### Goal:
Reproduce exactly the lines below from the one containing "The picture is" through the one containing "import matplotlib.dates as mdates", including both, and nothing else.

### Data shown:
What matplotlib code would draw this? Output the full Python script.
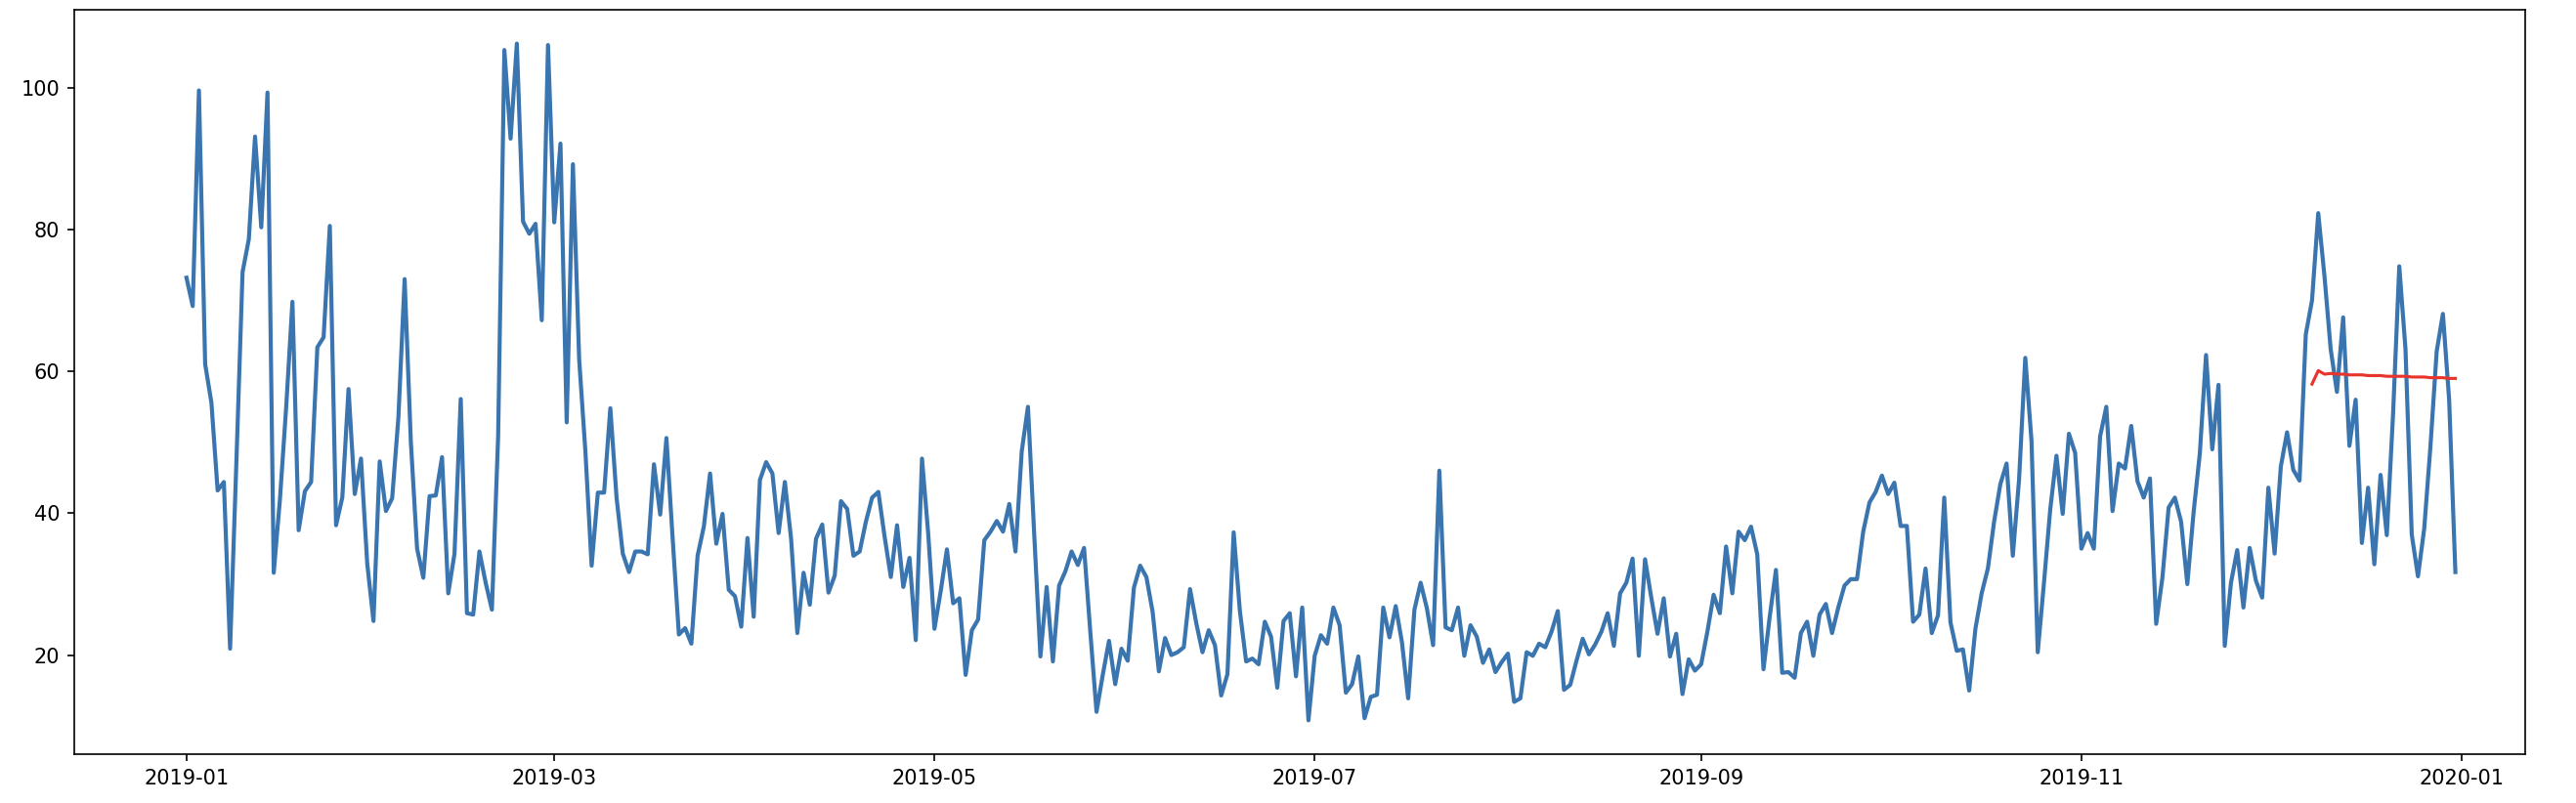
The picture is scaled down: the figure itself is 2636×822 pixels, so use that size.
import numpy as np
import pandas as pd
import matplotlib
matplotlib.use("Agg")
import matplotlib.pyplot as plt
import matplotlib.dates as mdates

start_date = "2019-01-01"
values = [
    73.2, 69.2, 99.6, 61.0, 55.6, 43.2, 44.4, 20.9, 47.0, 74.0,
    78.6, 93.1, 80.3, 99.3, 31.6, 42.0, 55.0, 69.8, 37.6, 43.1,
    44.4, 63.4, 64.8, 80.5, 38.3, 42.2, 57.5, 42.7, 47.7, 32.9,
    24.8, 47.3, 40.3, 42.1, 53.5, 73.0, 50.0, 35.0, 30.9, 42.4,
    42.5, 47.9, 28.7, 34.3, 56.1, 25.9, 25.7, 34.6, 30.2, 26.4,
    50.8, 105.3, 92.8, 106.2, 81.1, 79.4, 80.8, 67.2, 106.0, 81.0,
    92.1, 52.8, 89.2, 61.7, 48.7, 32.6, 42.9, 42.9, 54.8, 42.2,
    34.3, 31.7, 34.6, 34.6, 34.2, 46.9, 39.8, 50.6, 36.4, 22.9,
    23.8, 21.6, 34.0, 38.1, 45.6, 35.7, 39.9, 29.2, 28.3, 24.0,
    36.5, 25.4, 44.7, 47.2, 45.6, 37.2, 44.4, 36.4, 23.1, 31.6,
    27.1, 36.4, 38.4, 28.8, 31.2, 41.7, 40.6, 34.0, 34.6, 38.8,
    42.2, 43.0, 36.7, 31.0, 38.3, 29.6, 33.7, 22.1, 47.7, 37.1,
    23.7, 29.0, 34.9, 27.3, 28.0, 17.2, 23.5, 25.0, 36.2, 37.4,
    38.9, 37.4, 41.3, 34.6, 48.7, 55.0, 37.1, 19.8, 29.6, 19.1,
    29.8, 31.8, 34.6, 32.7, 35.1, 23.3, 12.0, 17.2, 22.0, 15.9,
    20.9, 19.2, 29.5, 32.6, 31.0, 26.1, 17.7, 22.4, 20.0, 20.4,
    21.1, 29.3, 24.5, 20.4, 23.5, 21.4, 14.3, 17.3, 37.3, 26.2,
    19.1, 19.5, 18.7, 24.7, 22.6, 15.4, 24.8, 25.9, 17.0, 26.7,
    10.8, 19.9, 22.8, 21.6, 26.7, 24.2, 14.7, 15.9, 19.8, 11.1,
    14.1, 14.4, 26.7, 22.5, 26.9, 21.8, 13.9, 26.4, 30.2, 26.6,
    21.4, 46.0, 23.9, 23.5, 26.7, 19.9, 24.2, 22.6, 18.9, 20.8,
    17.6, 19.0, 20.2, 13.4, 13.9, 20.4, 19.9, 21.6, 21.1, 23.3,
    26.2, 15.1, 15.8, 19.2, 22.3, 20.1, 21.5, 23.3, 25.9, 21.3,
    28.7, 30.2, 33.6, 19.9, 33.5, 28.1, 23.0, 28.0, 19.8, 23.0,
    14.5, 19.4, 17.8, 18.7, 23.3, 28.5, 25.9, 35.3, 28.7, 37.4,
    36.2, 38.1, 34.2, 18.0, 25.4, 32.0, 17.5, 17.6, 16.8, 23.1,
    24.7, 19.9, 25.7, 27.2, 23.1, 26.7, 29.8, 30.7, 30.7, 37.4,
    41.5, 43.0, 45.3, 42.7, 44.3, 38.2, 38.2, 24.7, 25.7, 32.2,
    23.1, 25.6, 42.2, 24.6, 20.6, 20.8, 15.0, 23.7, 28.7, 32.2,
    38.8, 44.1, 47.0, 34.0, 44.7, 61.9, 50.2, 20.4, 30.2, 40.5,
    48.1, 39.9, 51.2, 48.5, 35.0, 37.2, 35.0, 50.8, 55.0, 40.3,
    47.0, 46.3, 52.3, 44.5, 42.2, 44.9, 24.4, 30.9, 40.8, 42.2,
    38.8, 30.0, 40.1, 48.4, 62.3, 49.0, 58.1, 21.3, 30.2, 34.8,
    26.7, 35.1, 30.5, 28.1, 43.6, 34.3, 46.6, 51.4, 46.1, 44.6,
    65.2, 70.0, 82.3, 73.4, 63.1, 57.1, 67.6, 49.5, 56.0, 35.8,
    43.6, 32.8, 45.4, 36.9, 53.9, 74.8, 63.1, 37.0, 31.1, 37.8,
    49.4, 62.8, 68.1, 56.0, 31.7,
]

forecast_start = "2019-12-08"
forecast = [
    58.2, 60.1, 59.6, 59.7, 59.6, 59.6, 59.5, 59.5, 59.5, 59.4,
    59.4, 59.4, 59.3, 59.3, 59.3, 59.3, 59.2, 59.2, 59.2, 59.1,
    59.1, 59.1, 59.0, 59.0,
]

dates = pd.date_range(start_date, periods=len(values), freq="D")
fdates = pd.date_range(forecast_start, periods=len(forecast), freq="D")

fig = plt.figure(figsize=(2636 / 150, 822 / 150), dpi=150)
ax = fig.add_axes([76 / 2636, 50 / 822, (2584 - 76) / 2636, (772 - 10) / 822])

ax.plot(dates, values, color="#3a75af", lw=2.0)
ax.plot(fdates, forecast, color="#e8352b", lw=1.5)

ax.set_xlim(pd.Timestamp("2019-01-01") - pd.Timedelta(days=18.0),
            pd.Timestamp("2019-12-31") + pd.Timedelta(days=11.2))
ax.xaxis.set_major_locator(mdates.MonthLocator(bymonth=[1, 3, 5, 7, 9, 11]))
ax.xaxis.set_major_formatter(mdates.DateFormatter("%Y-%m"))
ax.set_yticks([20, 40, 60, 80, 100])

fig.savefig("out.png", dpi=150)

### Expected answer:
The picture is scaled down: the figure itself is 2636×822 pixels, so use that size.
import numpy as np
import pandas as pd
import matplotlib
matplotlib.use("Agg")
import matplotlib.pyplot as plt
import matplotlib.dates as mdates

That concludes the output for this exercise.